The question was not a wild hypothetical. Canadian provinces have been considering exploiting more of the significant gas and oil deposits under the Great Lakes. Drilling has been done on land for years. Drilling in the Lakes has been episodically proposed by various states, and most recently, Canadian provinces. Michigan’s legislature was moved in 2002 to ban Great Lakes drilling, and pushed a federal law in 2005, as proposals for “slant drilling”--getting at oil and gas under Michigan proper--from “out at sea” in the Great Lakes were seriously being pursued.
Michigan straddles almost 4,000 of the 10,000 miles of Great Lakes frontage; but eight other states and two Canadian provinces—including leading metros like Chicago, Milwaukee, Buffalo, Cleveland, and Toronto to smaller Duluth, Green Bay, and Traverse City--share the same waterfront real estate.
Given the Gulf-induced drilling backlash--all the candidates--Republicans and Democrats --groped to outdo each other in demonstrating their zeal to prevent such a thing with varying degrees of credibility given Canada is a sovereign nation and a lack of clarity concerning what, if anything, a governor could do.
Some of the answers: “I’d fly to Ottawa; I’d phone the premier of Quebec; I’d lobby the Obama administration to stop it; a governor can’t do anything, but I’d try.”
At a moment when the nation is just beginning to pour serious dollars into cleaning the Great Lakes, repairing damage done by the prior carbon-fueled industrial era’s water abuse; and prompted in no small part by our work demonstrating the huge economic importance of clean Great Lakes to the long-term economic revitalization of these industrial metros, there have been some ironic recent twists in the political winds.
Prior to the Gulf BP disaster, not only was Great Lakes drilling once again sneaking up as a real and potentially “needed” economic opportunity (albeit with Canadians as the stalking horse), but Michigan just gained an unprecedented windfall to maintain its once crown jewel state parks system from the latest round of oil and gas leases that are routinely auctioned. Michigan’s park system, like a lot of Michigan, has been decimated by 10 years of economic and state budget collapse, leading to deferred maintenance and park budget cuts. The recent round of land-based oil and gas exploration leases earned a surprise $178 million for the parks trust fund--almost as much as the $190 million total netted since the program began in 1929.
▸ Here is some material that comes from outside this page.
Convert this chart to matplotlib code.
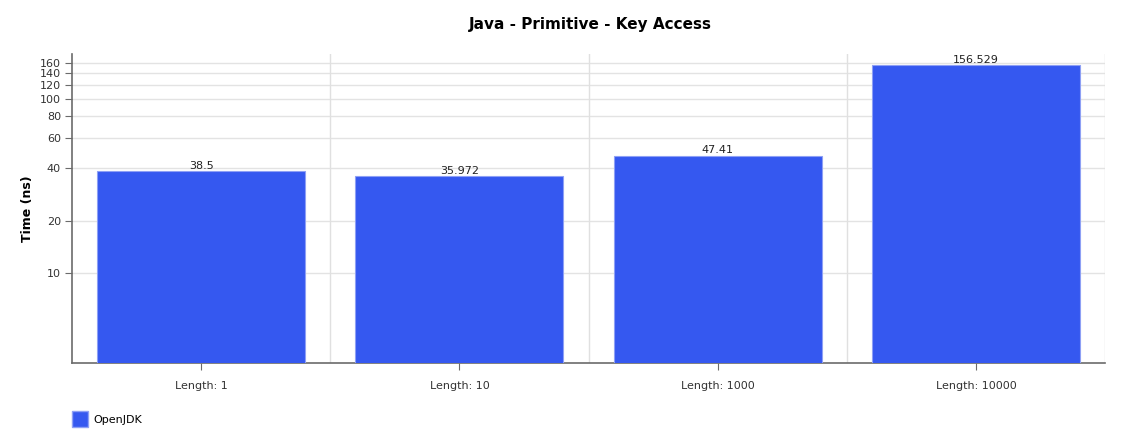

Making a choice in the Great Lakes devil’s bargain between long-term economic gain by capitalizing on its spectacular freshwater coast as a place-defining, people attracting magnet or exploiting the rich resources that lie below the Great Lakes, and maybe wrecking the place again, will be held at bay due to the BP moment. But the underlying tensions and Faustian political choice remains.